§ **TASK DETAILS**
Every line that includes the word "this" is to be listed.

[start STORED DATA]

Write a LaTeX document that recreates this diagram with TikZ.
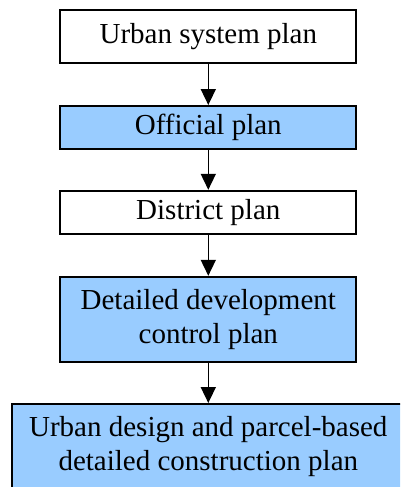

[end STORED DATA]
[start STORED DATA]

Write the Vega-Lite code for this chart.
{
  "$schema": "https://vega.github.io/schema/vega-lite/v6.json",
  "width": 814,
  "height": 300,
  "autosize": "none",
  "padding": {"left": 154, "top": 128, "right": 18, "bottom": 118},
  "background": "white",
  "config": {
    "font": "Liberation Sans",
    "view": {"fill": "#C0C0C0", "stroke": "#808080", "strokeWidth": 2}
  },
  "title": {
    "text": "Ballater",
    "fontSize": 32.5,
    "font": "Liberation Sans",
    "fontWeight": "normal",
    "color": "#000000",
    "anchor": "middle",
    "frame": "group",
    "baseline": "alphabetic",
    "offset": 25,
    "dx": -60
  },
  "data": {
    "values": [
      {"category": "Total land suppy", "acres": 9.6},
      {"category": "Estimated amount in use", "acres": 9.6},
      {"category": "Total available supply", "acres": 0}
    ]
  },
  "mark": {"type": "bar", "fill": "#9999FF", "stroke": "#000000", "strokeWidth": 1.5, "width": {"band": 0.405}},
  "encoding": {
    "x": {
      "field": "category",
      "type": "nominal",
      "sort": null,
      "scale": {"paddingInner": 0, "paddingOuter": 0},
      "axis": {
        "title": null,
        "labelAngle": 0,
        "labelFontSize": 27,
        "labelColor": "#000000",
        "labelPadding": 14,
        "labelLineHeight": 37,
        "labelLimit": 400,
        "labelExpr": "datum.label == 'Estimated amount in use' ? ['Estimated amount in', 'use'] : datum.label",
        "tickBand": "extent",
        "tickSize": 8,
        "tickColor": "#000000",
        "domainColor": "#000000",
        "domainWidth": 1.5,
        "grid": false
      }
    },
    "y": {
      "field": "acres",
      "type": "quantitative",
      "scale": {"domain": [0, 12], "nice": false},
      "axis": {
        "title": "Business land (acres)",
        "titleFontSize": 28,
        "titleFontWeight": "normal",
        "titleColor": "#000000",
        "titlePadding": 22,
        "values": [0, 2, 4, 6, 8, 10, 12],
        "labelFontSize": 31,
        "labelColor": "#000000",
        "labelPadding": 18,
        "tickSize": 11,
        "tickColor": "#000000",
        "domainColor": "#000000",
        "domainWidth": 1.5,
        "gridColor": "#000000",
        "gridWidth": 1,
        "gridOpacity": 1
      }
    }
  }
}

[end STORED DATA]
[start STORED DATA]

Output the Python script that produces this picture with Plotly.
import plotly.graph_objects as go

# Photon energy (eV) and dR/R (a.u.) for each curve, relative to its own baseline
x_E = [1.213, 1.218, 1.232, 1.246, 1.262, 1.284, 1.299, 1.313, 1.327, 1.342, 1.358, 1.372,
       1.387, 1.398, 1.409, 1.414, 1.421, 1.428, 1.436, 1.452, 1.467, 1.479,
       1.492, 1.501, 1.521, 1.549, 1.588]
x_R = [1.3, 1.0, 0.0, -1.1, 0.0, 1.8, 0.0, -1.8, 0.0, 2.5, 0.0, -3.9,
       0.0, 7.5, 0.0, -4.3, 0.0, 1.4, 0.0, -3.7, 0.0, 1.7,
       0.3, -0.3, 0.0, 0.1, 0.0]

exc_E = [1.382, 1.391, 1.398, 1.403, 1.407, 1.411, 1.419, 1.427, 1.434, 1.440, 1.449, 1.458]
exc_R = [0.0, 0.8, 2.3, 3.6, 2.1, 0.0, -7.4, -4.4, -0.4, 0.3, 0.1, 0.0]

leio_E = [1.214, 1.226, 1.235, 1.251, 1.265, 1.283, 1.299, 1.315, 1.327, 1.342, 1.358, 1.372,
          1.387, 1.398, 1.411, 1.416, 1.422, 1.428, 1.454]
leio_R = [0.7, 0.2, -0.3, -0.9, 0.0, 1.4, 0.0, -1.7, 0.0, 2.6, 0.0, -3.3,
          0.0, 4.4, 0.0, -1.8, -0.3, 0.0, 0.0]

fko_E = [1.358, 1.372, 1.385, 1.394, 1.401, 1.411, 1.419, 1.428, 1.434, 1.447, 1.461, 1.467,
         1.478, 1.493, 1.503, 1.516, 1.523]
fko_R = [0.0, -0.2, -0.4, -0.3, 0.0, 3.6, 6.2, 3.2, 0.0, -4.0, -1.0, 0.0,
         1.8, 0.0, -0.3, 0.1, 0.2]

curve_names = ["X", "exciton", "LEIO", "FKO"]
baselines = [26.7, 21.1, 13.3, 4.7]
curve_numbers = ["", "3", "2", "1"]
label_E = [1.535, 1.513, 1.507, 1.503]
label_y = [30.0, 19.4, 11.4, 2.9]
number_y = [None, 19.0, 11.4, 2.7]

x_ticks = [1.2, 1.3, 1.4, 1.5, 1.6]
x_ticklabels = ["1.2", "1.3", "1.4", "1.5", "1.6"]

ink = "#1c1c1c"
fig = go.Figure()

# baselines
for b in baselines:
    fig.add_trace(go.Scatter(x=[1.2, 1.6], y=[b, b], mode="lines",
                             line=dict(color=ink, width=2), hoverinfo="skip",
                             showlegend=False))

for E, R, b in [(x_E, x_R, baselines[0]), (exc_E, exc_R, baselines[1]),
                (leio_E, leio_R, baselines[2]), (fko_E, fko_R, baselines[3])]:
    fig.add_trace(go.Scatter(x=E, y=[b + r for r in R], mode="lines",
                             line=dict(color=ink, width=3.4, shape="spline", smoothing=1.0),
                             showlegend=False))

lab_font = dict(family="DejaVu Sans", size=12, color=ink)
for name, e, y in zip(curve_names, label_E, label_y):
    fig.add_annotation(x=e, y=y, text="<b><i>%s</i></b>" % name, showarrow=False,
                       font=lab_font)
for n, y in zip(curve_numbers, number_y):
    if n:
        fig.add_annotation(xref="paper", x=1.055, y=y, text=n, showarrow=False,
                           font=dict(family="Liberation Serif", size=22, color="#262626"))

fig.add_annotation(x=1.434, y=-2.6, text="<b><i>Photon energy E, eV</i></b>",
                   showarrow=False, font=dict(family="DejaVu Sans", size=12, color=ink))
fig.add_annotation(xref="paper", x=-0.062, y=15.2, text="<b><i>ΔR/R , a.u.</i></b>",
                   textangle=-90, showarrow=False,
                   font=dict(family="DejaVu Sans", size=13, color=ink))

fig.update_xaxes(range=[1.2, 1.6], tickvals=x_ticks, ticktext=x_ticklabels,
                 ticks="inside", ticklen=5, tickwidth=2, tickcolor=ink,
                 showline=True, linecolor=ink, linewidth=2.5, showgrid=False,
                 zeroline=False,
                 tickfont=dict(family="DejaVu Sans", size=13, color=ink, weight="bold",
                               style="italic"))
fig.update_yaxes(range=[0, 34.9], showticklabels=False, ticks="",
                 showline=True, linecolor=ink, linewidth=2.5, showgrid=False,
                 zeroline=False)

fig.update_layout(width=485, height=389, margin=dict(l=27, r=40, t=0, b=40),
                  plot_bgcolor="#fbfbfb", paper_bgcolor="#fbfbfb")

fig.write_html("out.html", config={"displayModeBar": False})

[end STORED DATA]

§ **SOLVED EXERCISE**
Write a LaTeX document that recreates this diagram with TikZ.
Write the Vega-Lite code for this chart.
Output the Python script that produces this picture with Plotly.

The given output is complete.